"Are You Still Writing?"

Jul 08, 2014 14:06

Writers get a lot of routine questions, some of which we find amusing, some annoying, and some tiresome because we've answered them fifty million times already.    "Where to do you get your ideas?"  (They falleth like the gentle rain from heaven...)   "How much did you have to pay to get your book published?"  (Nothing--the publisher pays me for the right to publish it.)   "Do you make as much as Stephen King?"  (No.)   "J.K. Rowling?"  (No.)   "Have you been #1 on the New York Times bestseller list?"  (No, alas.  But I have crawled onto the lower rungs of the extended list a few times.)   That answer doesn't count with them.  The best question I was ever asked came from a first grader in an elementary school where I was spending the day being a writer in residence.   "Can you go to the bathroom any time you want to?"  (Yes!  Brilliant kid--goes right to the essence of what makes a writer's life great...we can indeed go to the bathroom--or get a drink of water--or stand up and move around--any time we want.   I did add that if I kept going to the bathroom and not writing, the book would never get done.)

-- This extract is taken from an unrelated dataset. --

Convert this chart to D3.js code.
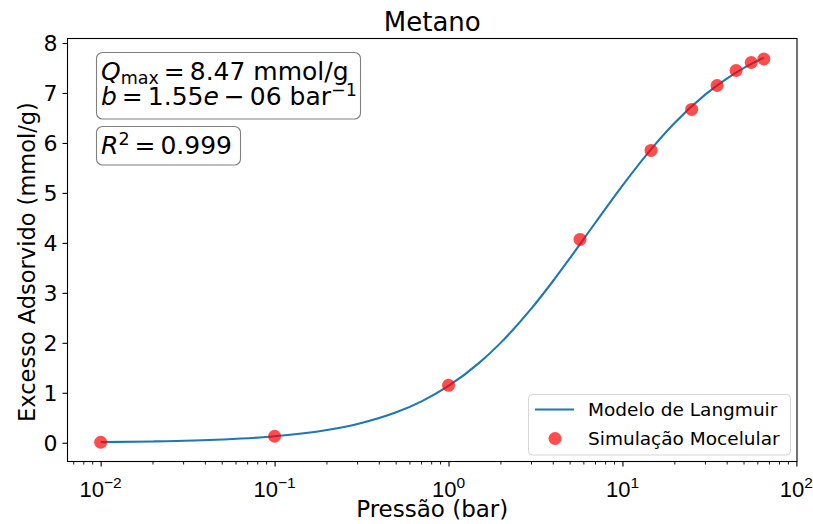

But one I find personally annoying, because it comes from people who sorta know I'm a writer, but haven't learned anything about the life of a writer, is the "Are you still writing?" which is often given in the tone of someone who hopes the writer will outgrow that rather disreputable activity.   To such persons, apparently, the only reason someone would write all those books is (hopefully  temporary) insanity.  They would be glad to welcome me back to the land of the sane.   Upon my response, that yes, I'm still writing as I still like to eat and have electricity,  and expect the next book to come out in X months,  they give me a long hard look.  They used to suggest things I could do instead (none of which I'm any good at) but now that I'm almost 70, they've run out of economically feasible suggestions other than "You could teach writing."   No, I say, I could not.  I can teach things that I know well, and that are factual (geometry, for example, or how to turn the heel of a sock, or what keeps airplanes up in the air, or how to make bread) but writing is far more complicated than that.  Which makes their next comment even more galling, "So...you're just churning 'em out, are you?"

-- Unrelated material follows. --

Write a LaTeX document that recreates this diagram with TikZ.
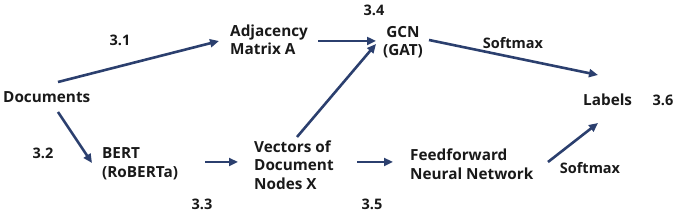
\documentclass[tikz,border=0pt]{standalone}
\usepackage{fontspec}
\setmainfont{Open Sans}
\usetikzlibrary{arrows.meta}
\definecolor{navy}{HTML}{2B3F6E}
\begin{document}
\begin{tikzpicture}[x=1pt,y=-1pt,
  lbl/.style={inner sep=0pt,font=\fontsize{15.3}{18.5}\selectfont\bfseries,text=black!90,align=left,anchor=west},
  num/.style={inner sep=0pt,font=\fontsize{14.5}{18}\selectfont\bfseries,text=black!90},
  arr/.style={draw=navy,line width=2.6pt,-{Triangle[length=9pt,width=8pt]}}]
\useasboundingbox (0,0) rectangle (680,213);
% nodes
\node[lbl] (doc) at (3,97) {Documents};
\node[lbl] (adj) at (230,40) {Adjacency\\Matrix A};
\node[lbl,align=center,anchor=center] (gcn) at (403,42) {GCN\\(GAT)};
\node[lbl] (lab) at (583,100) {Labels};
\node[lbl] (bert) at (102,164) {BERT\\(RoBERTa)};
\node[lbl] (vec) at (254,165) {Vectors of\\Document\\Nodes X};
\node[lbl] (ff) at (410,164) {Feedforward\\Neural Network};
% numbers and labels
\node[num] (n31) at (120,40) {3.1};
\node[num] (n34) at (374,10) {3.4};
\node[num] (n36) at (663,100) {3.6};
\node[num] (n32) at (43,153) {3.2};
\node[num] (n33) at (202,204) {3.3};
\node[num] (n35) at (372,204) {3.5};
\node[num] (sm1) at (513,43) {Softmax};
\node[num] (sm2) at (590,168) {Softmax};
% arrow ends
\coordinate (docA) at (58,82);
\coordinate (adjIn) at (219,41);
\coordinate (docB) at (58,112);
\coordinate (bertIn) at (92,163);
\coordinate (adjOut) at (318,41);
\coordinate (gcnIn) at (376,41);
\coordinate (vecUp) at (297,137);
\coordinate (gcnIn2) at (376,44);
\coordinate (gcnOut) at (429,40);
\coordinate (labIn) at (598,75);
\coordinate (bertOut) at (205,162);
\coordinate (vecIn) at (238,162);
\coordinate (vecOut) at (357,162);
\coordinate (ffIn) at (393,162);
\coordinate (ffOut) at (548,162);
\coordinate (labIn2) at (598,123);
% arrows
\draw[arr] (docA) -- (adjIn);
\draw[arr] (docB) -- (bertIn);
\draw[arr] (adjOut) -- (gcnIn);
\draw[arr] (vecUp) -- (gcnIn2);
\draw[arr] (gcnOut) -- (labIn);
\draw[arr] (bertOut) -- (vecIn);
\draw[arr] (vecOut) -- (ffIn);
\draw[arr] (ffOut) -- (labIn2);
\end{tikzpicture}
\end{document}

The urge to stuff the person into a butter churn and start churning--to teach them what churning is, and writing isn't, comes clearly before my eyes, but I know better.   They have the kind of mind that could churn forever and not find a plot if I threw it in the churn with them.   But that leads into statements that annoy writers, rather than questions, so just remember not to ask writers "Are you still writing?"   Most of us will be well-behaved, and you may not notice the gritted teeth even as we answer.  But someday, someone's going to snap...

Yes, I'm still writing.  I expect to be still writing until  I die (for writerly definitions of "die" which includes losing the ability to write.   I may not be writing the same thing, but I'll be writing.